◆ EXERCISE INSTRUCTIONS ◆
Give the data again exactly as written, skipping any pictures.

◆ DATA EXTRACT ◆
* start *

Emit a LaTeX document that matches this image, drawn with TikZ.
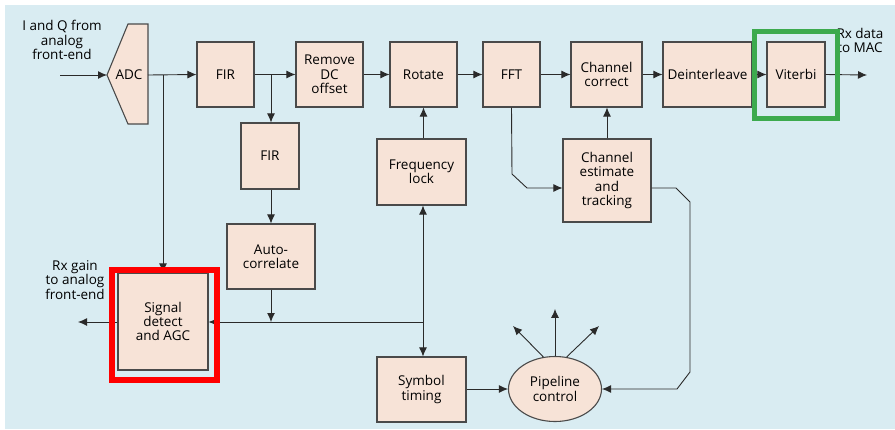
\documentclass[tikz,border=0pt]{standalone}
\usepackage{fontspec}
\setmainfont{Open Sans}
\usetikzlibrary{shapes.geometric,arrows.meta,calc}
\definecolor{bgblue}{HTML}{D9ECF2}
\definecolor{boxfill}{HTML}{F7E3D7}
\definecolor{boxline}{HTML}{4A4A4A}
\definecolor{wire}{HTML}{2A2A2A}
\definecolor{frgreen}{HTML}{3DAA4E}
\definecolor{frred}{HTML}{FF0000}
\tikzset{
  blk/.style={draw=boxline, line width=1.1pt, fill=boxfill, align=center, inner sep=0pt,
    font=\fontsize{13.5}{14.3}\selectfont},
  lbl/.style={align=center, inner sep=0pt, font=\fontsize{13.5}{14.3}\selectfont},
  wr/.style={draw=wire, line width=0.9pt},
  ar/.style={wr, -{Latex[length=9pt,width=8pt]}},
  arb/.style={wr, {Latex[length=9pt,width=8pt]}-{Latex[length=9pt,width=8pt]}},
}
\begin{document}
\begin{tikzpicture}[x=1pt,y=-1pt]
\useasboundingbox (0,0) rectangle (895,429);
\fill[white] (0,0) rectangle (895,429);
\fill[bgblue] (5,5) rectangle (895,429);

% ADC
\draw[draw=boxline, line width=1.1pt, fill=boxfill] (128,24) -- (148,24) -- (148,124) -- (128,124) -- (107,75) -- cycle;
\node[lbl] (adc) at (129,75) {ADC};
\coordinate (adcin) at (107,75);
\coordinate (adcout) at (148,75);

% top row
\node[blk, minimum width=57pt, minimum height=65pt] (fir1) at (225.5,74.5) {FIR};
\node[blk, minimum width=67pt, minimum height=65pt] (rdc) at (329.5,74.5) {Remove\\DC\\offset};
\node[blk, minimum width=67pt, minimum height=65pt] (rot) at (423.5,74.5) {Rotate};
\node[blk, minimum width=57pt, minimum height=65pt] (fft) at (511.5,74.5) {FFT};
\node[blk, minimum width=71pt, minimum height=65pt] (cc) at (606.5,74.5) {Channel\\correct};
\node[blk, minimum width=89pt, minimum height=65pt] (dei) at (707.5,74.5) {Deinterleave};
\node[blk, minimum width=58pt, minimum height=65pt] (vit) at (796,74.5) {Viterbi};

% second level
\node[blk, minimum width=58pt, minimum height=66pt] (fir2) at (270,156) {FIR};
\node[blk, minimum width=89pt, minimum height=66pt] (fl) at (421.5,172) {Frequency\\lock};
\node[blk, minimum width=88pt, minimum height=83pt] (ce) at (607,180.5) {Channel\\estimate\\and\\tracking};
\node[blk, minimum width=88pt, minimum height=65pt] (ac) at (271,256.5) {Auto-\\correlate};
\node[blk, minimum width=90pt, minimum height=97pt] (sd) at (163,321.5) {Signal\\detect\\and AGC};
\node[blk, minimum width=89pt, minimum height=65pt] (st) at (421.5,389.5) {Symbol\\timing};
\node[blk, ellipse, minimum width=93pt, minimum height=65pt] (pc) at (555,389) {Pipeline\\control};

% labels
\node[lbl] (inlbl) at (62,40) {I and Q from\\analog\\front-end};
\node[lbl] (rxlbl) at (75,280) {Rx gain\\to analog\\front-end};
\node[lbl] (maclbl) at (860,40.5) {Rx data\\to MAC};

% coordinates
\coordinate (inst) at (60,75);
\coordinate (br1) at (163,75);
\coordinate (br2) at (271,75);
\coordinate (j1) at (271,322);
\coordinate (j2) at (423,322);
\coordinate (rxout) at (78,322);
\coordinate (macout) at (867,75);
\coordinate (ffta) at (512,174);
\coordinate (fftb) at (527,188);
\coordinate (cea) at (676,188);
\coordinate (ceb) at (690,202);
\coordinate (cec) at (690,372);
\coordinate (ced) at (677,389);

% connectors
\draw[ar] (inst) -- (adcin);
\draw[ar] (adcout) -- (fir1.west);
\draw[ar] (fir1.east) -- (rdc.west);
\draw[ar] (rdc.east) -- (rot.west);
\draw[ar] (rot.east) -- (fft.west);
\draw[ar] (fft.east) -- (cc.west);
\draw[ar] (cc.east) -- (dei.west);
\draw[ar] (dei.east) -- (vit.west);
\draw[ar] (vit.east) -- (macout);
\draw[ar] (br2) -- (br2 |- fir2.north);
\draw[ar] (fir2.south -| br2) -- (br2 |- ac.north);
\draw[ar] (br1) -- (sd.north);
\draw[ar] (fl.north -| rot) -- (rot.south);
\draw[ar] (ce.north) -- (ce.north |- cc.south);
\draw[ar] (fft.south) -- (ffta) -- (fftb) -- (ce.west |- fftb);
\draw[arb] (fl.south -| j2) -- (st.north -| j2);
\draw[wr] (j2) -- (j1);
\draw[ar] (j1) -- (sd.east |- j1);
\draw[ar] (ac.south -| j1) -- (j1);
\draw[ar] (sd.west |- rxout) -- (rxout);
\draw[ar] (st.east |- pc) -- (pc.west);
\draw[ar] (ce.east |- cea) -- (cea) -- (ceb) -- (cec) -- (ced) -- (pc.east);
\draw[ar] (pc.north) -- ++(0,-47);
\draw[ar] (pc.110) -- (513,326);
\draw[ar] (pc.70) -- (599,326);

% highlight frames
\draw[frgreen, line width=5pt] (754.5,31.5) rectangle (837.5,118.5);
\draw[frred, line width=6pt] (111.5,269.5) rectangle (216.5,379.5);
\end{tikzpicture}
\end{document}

* end *

◆ PROBLEM SOLUTION ◆
Emit a LaTeX document that matches this image, drawn with TikZ.
\documentclass[tikz,border=0pt]{standalone}
\usepackage{fontspec}
\setmainfont{Open Sans}
\usetikzlibrary{shapes.geometric,arrows.meta,calc}
\definecolor{bgblue}{HTML}{D9ECF2}
\definecolor{boxfill}{HTML}{F7E3D7}
\definecolor{boxline}{HTML}{4A4A4A}
\definecolor{wire}{HTML}{2A2A2A}
\definecolor{frgreen}{HTML}{3DAA4E}
\definecolor{frred}{HTML}{FF0000}
\tikzset{
  blk/.style={draw=boxline, line width=1.1pt, fill=boxfill, align=center, inner sep=0pt,
    font=\fontsize{13.5}{14.3}\selectfont},
  lbl/.style={align=center, inner sep=0pt, font=\fontsize{13.5}{14.3}\selectfont},
  wr/.style={draw=wire, line width=0.9pt},
  ar/.style={wr, -{Latex[length=9pt,width=8pt]}},
  arb/.style={wr, {Latex[length=9pt,width=8pt]}-{Latex[length=9pt,width=8pt]}},
}
\begin{document}
\begin{tikzpicture}[x=1pt,y=-1pt]
\useasboundingbox (0,0) rectangle (895,429);
\fill[white] (0,0) rectangle (895,429);
\fill[bgblue] (5,5) rectangle (895,429);

% ADC
\draw[draw=boxline, line width=1.1pt, fill=boxfill] (128,24) -- (148,24) -- (148,124) -- (128,124) -- (107,75) -- cycle;
\node[lbl] (adc) at (129,75) {ADC};
\coordinate (adcin) at (107,75);
\coordinate (adcout) at (148,75);

% top row
\node[blk, minimum width=57pt, minimum height=65pt] (fir1) at (225.5,74.5) {FIR};
\node[blk, minimum width=67pt, minimum height=65pt] (rdc) at (329.5,74.5) {Remove\\DC\\offset};
\node[blk, minimum width=67pt, minimum height=65pt] (rot) at (423.5,74.5) {Rotate};
\node[blk, minimum width=57pt, minimum height=65pt] (fft) at (511.5,74.5) {FFT};
\node[blk, minimum width=71pt, minimum height=65pt] (cc) at (606.5,74.5) {Channel\\correct};
\node[blk, minimum width=89pt, minimum height=65pt] (dei) at (707.5,74.5) {Deinterleave};
\node[blk, minimum width=58pt, minimum height=65pt] (vit) at (796,74.5) {Viterbi};

% second level
\node[blk, minimum width=58pt, minimum height=66pt] (fir2) at (270,156) {FIR};
\node[blk, minimum width=89pt, minimum height=66pt] (fl) at (421.5,172) {Frequency\\lock};
\node[blk, minimum width=88pt, minimum height=83pt] (ce) at (607,180.5) {Channel\\estimate\\and\\tracking};
\node[blk, minimum width=88pt, minimum height=65pt] (ac) at (271,256.5) {Auto-\\correlate};
\node[blk, minimum width=90pt, minimum height=97pt] (sd) at (163,321.5) {Signal\\detect\\and AGC};
\node[blk, minimum width=89pt, minimum height=65pt] (st) at (421.5,389.5) {Symbol\\timing};
\node[blk, ellipse, minimum width=93pt, minimum height=65pt] (pc) at (555,389) {Pipeline\\control};

% labels
\node[lbl] (inlbl) at (62,40) {I and Q from\\analog\\front-end};
\node[lbl] (rxlbl) at (75,280) {Rx gain\\to analog\\front-end};
\node[lbl] (maclbl) at (860,40.5) {Rx data\\to MAC};

% coordinates
\coordinate (inst) at (60,75);
\coordinate (br1) at (163,75);
\coordinate (br2) at (271,75);
\coordinate (j1) at (271,322);
\coordinate (j2) at (423,322);
\coordinate (rxout) at (78,322);
\coordinate (macout) at (867,75);
\coordinate (ffta) at (512,174);
\coordinate (fftb) at (527,188);
\coordinate (cea) at (676,188);
\coordinate (ceb) at (690,202);
\coordinate (cec) at (690,372);
\coordinate (ced) at (677,389);

% connectors
\draw[ar] (inst) -- (adcin);
\draw[ar] (adcout) -- (fir1.west);
\draw[ar] (fir1.east) -- (rdc.west);
\draw[ar] (rdc.east) -- (rot.west);
\draw[ar] (rot.east) -- (fft.west);
\draw[ar] (fft.east) -- (cc.west);
\draw[ar] (cc.east) -- (dei.west);
\draw[ar] (dei.east) -- (vit.west);
\draw[ar] (vit.east) -- (macout);
\draw[ar] (br2) -- (br2 |- fir2.north);
\draw[ar] (fir2.south -| br2) -- (br2 |- ac.north);
\draw[ar] (br1) -- (sd.north);
\draw[ar] (fl.north -| rot) -- (rot.south);
\draw[ar] (ce.north) -- (ce.north |- cc.south);
\draw[ar] (fft.south) -- (ffta) -- (fftb) -- (ce.west |- fftb);
\draw[arb] (fl.south -| j2) -- (st.north -| j2);
\draw[wr] (j2) -- (j1);
\draw[ar] (j1) -- (sd.east |- j1);
\draw[ar] (ac.south -| j1) -- (j1);
\draw[ar] (sd.west |- rxout) -- (rxout);
\draw[ar] (st.east |- pc) -- (pc.west);
\draw[ar] (ce.east |- cea) -- (cea) -- (ceb) -- (cec) -- (ced) -- (pc.east);
\draw[ar] (pc.north) -- ++(0,-47);
\draw[ar] (pc.110) -- (513,326);
\draw[ar] (pc.70) -- (599,326);

% highlight frames
\draw[frgreen, line width=5pt] (754.5,31.5) rectangle (837.5,118.5);
\draw[frred, line width=6pt] (111.5,269.5) rectangle (216.5,379.5);
\end{tikzpicture}
\end{document}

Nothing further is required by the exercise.